Looks like my future self will have a lot more things to look forward to, and be thankful for, than I expected. Actually that little message is deeper than it first seems - all about looking forward, planning for the future, remembering the importance of gratitude and above all - hope. 


Wednesday, 1 August 2018

Does your age really matter?

The clock is ticking ...

There has been a bit of discussion in the Society of Authors' magazine and elsewhere lately on the implications of age for authors. The latest edition highlighted a new prize for a debut novel by an author over the age of sixty - the  Paul Torday Memorial Prize. Paul Torday was sixty when he published Salmon Fishing in the Yemen and now his sons have endowed the prize in his memory. I think this is a fabulous thing, and deserves a round of applause. There are are awards for young debuts - so why not this too? Writers are writers, wherever they are on the age spectrum. 


Elsewhere, however, it is rumoured that agents and editors will not take on an older author, as they are not expected to have a long enough career to make it worth while. So, if you have plans for your retirement - maybe it's time to re-think them? 

Or should we be re-thinking the definition of 'old'?

With pension age ever rising and life expectancy increasing, is the idea of 'an encore career' as a writer really beyond reach? 

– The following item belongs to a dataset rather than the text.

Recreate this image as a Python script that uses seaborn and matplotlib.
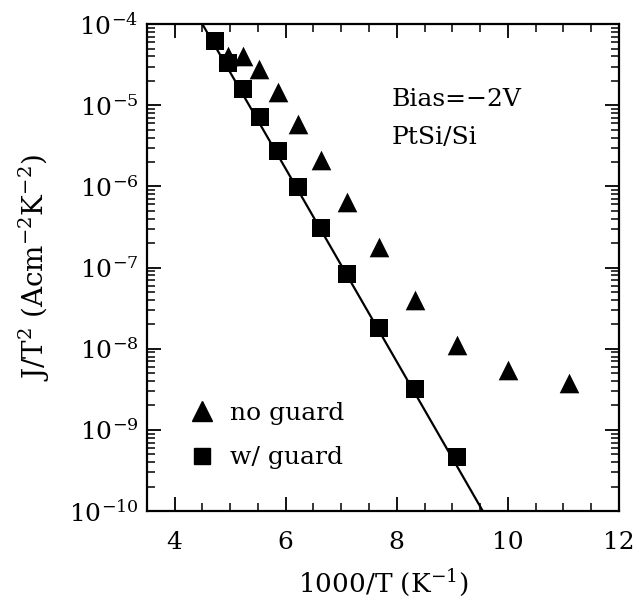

I have to say authors can be just as guilty of portraying age in a way that might no longer be realistic. I have read several books lately - and I'm not naming any names - where people in their sixties are portrayed as frail, decrepit old dears who need their afternoon nap, presumably while wearing their cosy slippers. It was reading these that got me thinking about this post in the first place. 


I mean sixty is old, right? Well, maybe once it was, but this year Madonna, Simon Le Bon, Viggo Mortensen and Michelle Pfieffer  all turn sixty. Not sure that any of them are ready for their slippers yet. The Rolling Stones are still filling stadiums, Liam Neeson is still filling cinemas as an action man, Jeremy Irons is still filling theatres and Cher is playing what might be the most glamerous grandmother on the planet in Mama Mia - and none of them are going to see sixty again.  

They're all still doing what they love - and shouldn't writers be able to do the same - whether this is a longstanding or a new career? 

Maybe it's up to authors themselves to start readjusting the clock? One of the books I have floating in my head, for when the day job is done,  has a character who is one hundred years old. He's not so much of an action man now as he was, but he's not ready for the cosy slipper either. I'm really looking forward to writing him.